___ GIVEN INFORMATION

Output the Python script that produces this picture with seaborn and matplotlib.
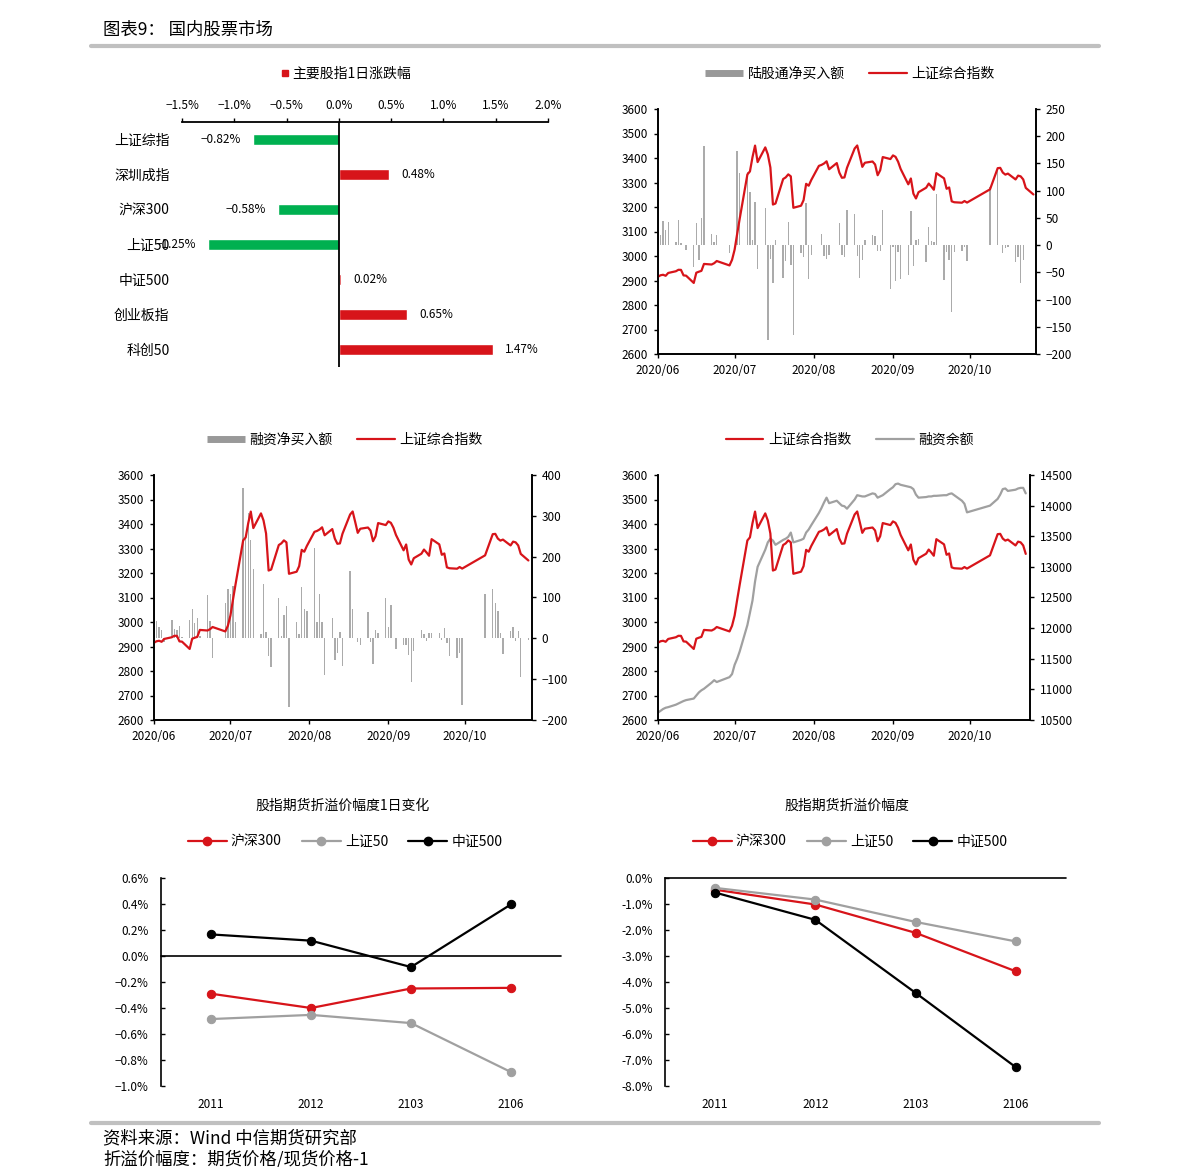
import numpy as np
import pandas as pd
import matplotlib.pyplot as plt
import matplotlib.dates as mdates
from matplotlib.lines import Line2D
import seaborn as sns

# ---- data ----
# 主要股指1日涨跌幅 (%)
index_names = ['上证综指', '深圳成指', '沪深300', '上证50', '中证500', '创业板指', '科创50']
day_chg = [-0.82, 0.48, -0.58, -1.25, 0.02, 0.65, 1.47]

# trading days 2020/06 - 2020/10
jun_days = [1, 2, 3, 4, 5, 8, 9, 10, 11, 12, 15, 16, 17, 18, 19, 22, 23, 24, 29, 30]
jul_days = [1, 2, 3, 6, 7, 8, 9, 10, 13, 14, 15, 16, 17, 20, 21, 22, 23, 24, 27, 28, 29, 30, 31]
aug_days = [3, 4, 5, 6, 7, 10, 11, 12, 13, 14, 17, 18, 19, 20, 21, 24, 25, 26, 27, 28, 31]
sep_days = [1, 2, 3, 4, 7, 8, 9, 10, 11, 14, 15, 16, 17, 18, 21, 22, 23, 24, 25, 28, 29, 30]
oct_days = [9, 12, 13, 14, 15, 16, 19, 20, 21, 22, 23, 26]

# 上证综合指数
sse_jun = [2915.43, 2921.40, 2923.37, 2919.25, 2930.80, 2937.77, 2943.75, 2943.32, 2920.90, 2919.74,
           2890.03, 2931.75, 2935.87, 2939.32, 2967.63, 2965.27, 2970.62, 2979.55, 2961.52, 2984.67]
sse_jul = [3025.98, 3090.57, 3152.81, 3332.88, 3345.34, 3403.44, 3450.59, 3383.32, 3443.29, 3414.62,
           3361.30, 3210.10, 3214.13, 3314.15, 3320.90, 3333.16, 3325.11, 3196.77, 3205.23, 3227.96,
           3294.55, 3286.82, 3310.01]
sse_aug = [3367.97, 3371.69, 3377.56, 3386.46, 3354.04, 3379.25, 3340.29, 3319.27, 3320.73, 3360.10,
           3438.80, 3451.09, 3408.13, 3363.90, 3380.68, 3385.64, 3373.58, 3329.74, 3350.11, 3403.81,
           3395.68]
sse_sep = [3410.61, 3404.80, 3384.98, 3355.37, 3292.59, 3316.42, 3254.63, 3234.82, 3260.35, 3278.81,
           3295.68, 3283.92, 3270.44, 3338.09, 3316.94, 3274.30, 3279.71, 3223.18, 3219.42, 3217.53,
           3224.36, 3218.05]
sse_oct = [3272.08, 3358.47, 3359.75, 3340.56, 3332.18, 3336.36, 3312.50, 3328.10, 3325.03, 3312.50,
           3278.00, 3251.12]

# 陆股通净买入额 (亿元)
north_jun = [104, 18, 44, 28, 43, 6, 46, 3, 1, -9, -41, 40, -28, 49, 182, 21, 6, 18, -14, 0]
north_jul = [0, 172, 132, 135, 98, 10, 80, -44, 68, -174, -26, -69, 10, -60, -29, 42, -36, -165,
             -14, -21, 77, -63, -18]
north_aug = [1, 21, -20, -25, -18, 0, 40, -18, -21, 64, 57, -20, -61, -28, 10, 18, 17, -11, -11, 64, -80]
north_sep = [-3, -66, -12, -63, -54, 63, -38, 9, 12, -31, 33, 7, 5, 94, -64, -12, -28, -122, -12,
             -11, -3, -29]
north_oct = [106, 141, 0, -15, -5, -3, -31, -21, -69, -28, np.nan, np.nan]

# 融资净买入额 (亿元)
mbuy_jun = [101, 42, 28, 20, -9, 46, 24, 20, 30, 3, 45, 72, 37, 50, 5, 107, 42, -49, 87, 122]
mbuy_jul = [109, 129, 40, 367, 245, 308, 241, 170, 10, 132, 15, -43, -69, 98, 6, 56, 79, -167, 40,
            10, 125, 71, 67]
mbuy_aug = [221, 40, 109, 40, -89, 49, -53, -35, 16, -67, 164, 73, 2, -9, -16, 64, -9, -62, 20, 14, 99]
mbuy_sep = [28, 81, 0, -27, -16, -16, -41, -108, -31, 20, 10, -7, 14, 12, 12, -4, 26, -12, -43,
            -49, -35, -163]
mbuy_oct = [109, 120, 87, 68, 12, -39, 18, 28, -7, 18, -94, -4]

# 融资余额 (亿元)
mbal_jun = [10620, 10650, 10680, 10700, 10710, 10750, 10770, 10790, 10810, 10825, 10850, 10900,
            10950, 10985, 11010, 11110, 11150, 11120, 11200, 11250]
mbal_jul = [11400, 11500, 11620, 12050, 12250, 12450, 12760, 13000, 13280, 13400, 13460, 13430,
            13360, 13440, 13460, 13490, 13560, 13400, 13440, 13460, 13560, 13610, 13680]
mbal_aug = [13880, 13960, 14050, 14130, 14040, 14080, 14040, 14000, 13990, 13950, 14100, 14170,
            14160, 14150, 14150, 14200, 14190, 14130, 14150, 14170, 14270]
mbal_sep = [14300, 14350, 14360, 14340, 14310, 14300, 14270, 14180, 14130, 14140, 14150, 14150,
            14160, 14160, 14170, 14170, 14190, 14200, 14170, 14080, 14030, 13890]
mbal_oct = [14000, 14110, 14180, 14270, 14280, 14240, 14260, 14280, 14290, 14290, 14200, np.nan]

# 股指期货折溢价
contracts = ['2011', '2012', '2103', '2106']
series_names = ['沪深300', '上证50', '中证500']
chg_hs300 = [-0.29, -0.40, -0.25, -0.245]
chg_sz50 = [-0.485, -0.453, -0.516, -0.893]
chg_zz500 = [0.166, 0.118, -0.085, 0.397]
basis_hs300 = [-0.45, -1.02, -2.11, -3.59]
basis_sz50 = [-0.38, -0.83, -1.69, -2.44]
basis_zz500 = [-0.56, -1.61, -4.42, -7.28]

dates = []
for m, days in [(6, jun_days), (7, jul_days), (8, aug_days), (9, sep_days), (10, oct_days)]:
    dates += [pd.Timestamp(2020, m, d) for d in days]
df = pd.DataFrame({
    'date': dates,
    'sse': sse_jun + sse_jul + sse_aug + sse_sep + sse_oct,
    'north': north_jun + north_jul + north_aug + north_sep + north_oct,
    'mbuy': mbuy_jun + mbuy_jul + mbuy_aug + mbuy_sep + mbuy_oct,
    'mbal': mbal_jun + mbal_jul + mbal_aug + mbal_sep + mbal_oct,
})

# ---- style ----
sns.set_style('ticks')
plt.rcParams['font.family'] = ['Noto Sans CJK SC', 'DejaVu Sans']
plt.rcParams['axes.edgecolor'] = 'black'
plt.rcParams['xtick.color'] = 'black'
plt.rcParams['ytick.color'] = 'black'
plt.rcParams['text.color'] = 'black'

RED = '#D7141A'
GREEN = '#00B050'
GRAY = '#A0A0A0'
BARGRAY = '#ABABAB'
RULE = '#C0C0C0'

W, H = 1191, 1167
fig = plt.figure(figsize=(W / 100, H / 100), dpi=100)


def box(x0, y0, x1, y1):
    return [x0 / W, 1 - y1 / H, (x1 - x0) / W, (y1 - y0) / H]


def fy(y):
    return 1 - y / H


def pct(v, nd):
    s = f"{abs(v):.{nd}f}%"
    return '−' + s if round(v, 6) < 0 else s


# header / footer
fig.text(103 / W, fy(30), '图表9： 国内股票市场', fontsize=12.5, va='center', ha='left')
fig.add_artist(Line2D([91 / W, 1099 / W], [fy(46), fy(46)], color=RULE, lw=3))
fig.add_artist(Line2D([91 / W, 1099 / W], [fy(1123), fy(1123)], color=RULE, lw=3))
fig.text(103 / W, fy(1138), '资料来源：Wind 中信期货研究部', fontsize=12.5, va='center')
fig.text(103 / W, fy(1159), '折溢价幅度：期货价格/现货价格-1', fontsize=12.5, va='center')

# ---- panel 1: 主要股指1日涨跌幅 ----
ax1 = fig.add_axes(box(182, 122, 548, 367))
colors = {n: (RED if v > 0 else GREEN) for n, v in zip(index_names, day_chg)}
sns.barplot(x=day_chg, y=index_names, hue=index_names, palette=colors, legend=False,
            width=0.31, orient='y', saturation=1, ax=ax1)
ax1.set_xlim(-1.5, 2.0)
xt = np.arange(-1.5, 2.01, 0.5)
ax1.set_xticks(xt)
ax1.set_xticklabels([pct(v, 1) for v in xt])
ax1.xaxis.tick_top()
ax1.set_xlabel('')
ax1.set_ylabel('')
for s in ['left', 'right', 'bottom']:
    ax1.spines[s].set_visible(False)
ax1.spines['top'].set_linewidth(1.3)
ax1.axvline(0, color='black', lw=1.3)
ax1.tick_params(axis='x', top=True, bottom=False, length=3, width=1, pad=4, labelsize=8.5)
ax1.tick_params(axis='y', length=0, pad=9, labelsize=10)
for i, v in enumerate(day_chg):
    ax1.annotate(pct(v, 2), (v, i), xytext=(9 if v > 0 else -9, 0), textcoords='offset points',
                 ha='left' if v > 0 else 'right', va='center', fontsize=8.5)
fig.legend(handles=[Line2D([], [], marker='s', ls='', color=RED, markersize=5)],
           labels=['主要股指1日涨跌幅'], loc='center', bbox_to_anchor=(345 / W, fy(74)),
           frameon=False, fontsize=10, handletextpad=0.1, handlelength=0.8)


def date_panel(rect, end):
    ax = fig.add_axes(box(*rect))
    ax2 = ax.twinx()
    ax.set_zorder(ax2.get_zorder() + 1)
    ax.patch.set_visible(False)
    ax.set_xlim(pd.Timestamp('2020-06-01'), pd.Timestamp(end))
    ax.set_ylim(2600, 3600)
    ax.set_yticks(np.arange(2600, 3601, 100))
    ax.xaxis.set_major_locator(mdates.MonthLocator())
    ax.xaxis.set_major_formatter(mdates.DateFormatter('%Y/%m'))
    for a in (ax, ax2):
        a.spines['top'].set_visible(False)
        for s in a.spines.values():
            s.set_linewidth(1.2)
    ax.tick_params(axis='both', length=3, width=1, pad=4, labelsize=8.5)
    ax2.tick_params(axis='y', length=3, width=1, pad=4, labelsize=8.5)
    return ax, ax2


def finish(ax, ax2):
    ax.set_xlabel('')
    ax.set_ylabel('')
    ax2.set_xlabel('')
    ax2.set_ylabel('')


def bar_handle():
    return Line2D([], [], color='#999999', lw=5, solid_capstyle='butt')


# ---- panel 2: 陆股通 ----
ax, ax2 = date_panel((658, 109, 1036, 354), '2020-10-27')
ax2.bar(df['date'], df['north'], width=0.55, color=BARGRAY, lw=0)
ax2.set_ylim(-200, 250)
ax2.set_yticks(np.arange(-200, 251, 50))
sns.lineplot(data=df, x='date', y='sse', color=RED, lw=1.6, ax=ax)
ax.set_xlim(pd.Timestamp('2020-06-01'), pd.Timestamp('2020-10-27'))
finish(ax, ax2)
fig.legend(handles=[bar_handle(), Line2D([], [], color=RED, lw=1.6)],
           labels=['陆股通净买入额', '上证综合指数'], loc='center', bbox_to_anchor=(850 / W, fy(74)),
           ncol=2, frameon=False, fontsize=10, handlelength=2.7, handletextpad=0.36, columnspacing=1.75)

# ---- panel 3: 融资净买入额 ----
ax, ax2 = date_panel((154, 475, 532, 720), '2020-10-27 10:00')
ax2.bar(df['date'], df['mbuy'], width=0.55, color=BARGRAY, lw=0)
ax2.set_ylim(-200, 400)
ax2.set_yticks(np.arange(-200, 401, 100))
sns.lineplot(data=df, x='date', y='sse', color=RED, lw=1.6, ax=ax)
ax.set_xlim(pd.Timestamp('2020-06-01'), pd.Timestamp('2020-10-27 10:00'))
finish(ax, ax2)
fig.legend(handles=[bar_handle(), Line2D([], [], color=RED, lw=1.6)],
           labels=['融资净买入额', '上证综合指数'], loc='center', bbox_to_anchor=(345 / W, fy(440)),
           ncol=2, frameon=False, fontsize=10, handlelength=2.7, handletextpad=0.36, columnspacing=1.75)

# ---- panel 4: 融资余额 ----
ax, ax2 = date_panel((658, 475, 1030, 720), '2020-10-24 16:00')
d4 = df[df['mbal'].notna()]
sns.lineplot(data=d4, x='date', y='mbal', color=GRAY, lw=1.6, ax=ax2)
ax2.set_ylim(10500, 14500)
ax2.set_yticks(np.arange(10500, 14501, 500))
sns.lineplot(data=d4, x='date', y='sse', color=RED, lw=1.6, ax=ax)
ax.set_xlim(pd.Timestamp('2020-06-01'), pd.Timestamp('2020-10-24 16:00'))
finish(ax, ax2)
fig.legend(handles=[Line2D([], [], color=RED, lw=1.6), Line2D([], [], color=GRAY, lw=1.6)],
           labels=['上证综合指数', '融资余额'], loc='center', bbox_to_anchor=(850 / W, fy(440)),
           ncol=2, frameon=False, fontsize=10, handlelength=2.7, handletextpad=0.36, columnspacing=1.75)


# ---- panels 5 & 6: 股指期货折溢价 ----
def basis_panel(rect, series, ylim, step, nd, title, title_x, legend_x, minus):
    ax = fig.add_axes(box(*rect))
    xs = np.arange(len(contracts))
    for vals, c in zip(series, [RED, GRAY, 'black']):
        sns.lineplot(x=xs, y=vals, color=c, lw=1.6, marker='o', markersize=6,
                     markeredgecolor=c, ax=ax)
    ax.set_xlim(-0.5, len(contracts) - 0.5)
    ax.set_ylim(*ylim)
    yt = np.arange(ylim[0], ylim[1] + step / 2, step)
    ax.set_yticks(yt)
    ax.set_yticklabels([pct(v, nd).replace('−', minus) for v in yt])
    ax.set_xticks(xs)
    ax.set_xticklabels(contracts)
    ax.axhline(0, color='black', lw=1.2, clip_on=False)
    for s in ['top', 'right', 'bottom']:
        ax.spines[s].set_visible(False)
    ax.spines['left'].set_linewidth(1.2)
    ax.tick_params(axis='y', direction='in', length=3, width=1, pad=9, labelsize=8.5)
    ax.tick_params(axis='x', length=0, pad=9, labelsize=8.5)
    fig.text(title_x / W, fy(806), title, fontsize=10, ha='center', va='center')
    handles = [Line2D([], [], color=c, lw=1.6, marker='o', markersize=6)
               for c in [RED, GRAY, 'black']]
    fig.legend(handles=handles, labels=series_names, loc='center',
               bbox_to_anchor=(legend_x / W, fy(842)), ncol=3, frameon=False, fontsize=10,
               handlelength=2.8, handletextpad=0.3, columnspacing=1.45)


basis_panel((161, 878, 561, 1086), [chg_hs300, chg_sz50, chg_zz500], (-1.0, 0.6), 0.2, 1,
            '股指期货折溢价幅度1日变化', 343, 345, '−')
basis_panel((665, 878, 1066, 1086), [basis_hs300, basis_sz50, basis_zz500], (-8.0, 0.0), 1.0, 1,
            '股指期货折溢价幅度', 847, 850, '-')

fig.savefig('out.png', dpi=100)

______

_SET PROBLEM_
Your task is to restate word for word the lines from the top of the data to the line containing "day_chg = [-0.82, 0.48, -0.58, -1.25, 0.02, 0.65, 1.47]", both ends included, with every picture left out.

_ANSWER TO THIS TASK_
Output the Python script that produces this picture with seaborn and matplotlib.
import numpy as np
import pandas as pd
import matplotlib.pyplot as plt
import matplotlib.dates as mdates
from matplotlib.lines import Line2D
import seaborn as sns

# ---- data ----
# 主要股指1日涨跌幅 (%)
index_names = ['上证综指', '深圳成指', '沪深300', '上证50', '中证500', '创业板指', '科创50']
day_chg = [-0.82, 0.48, -0.58, -1.25, 0.02, 0.65, 1.47]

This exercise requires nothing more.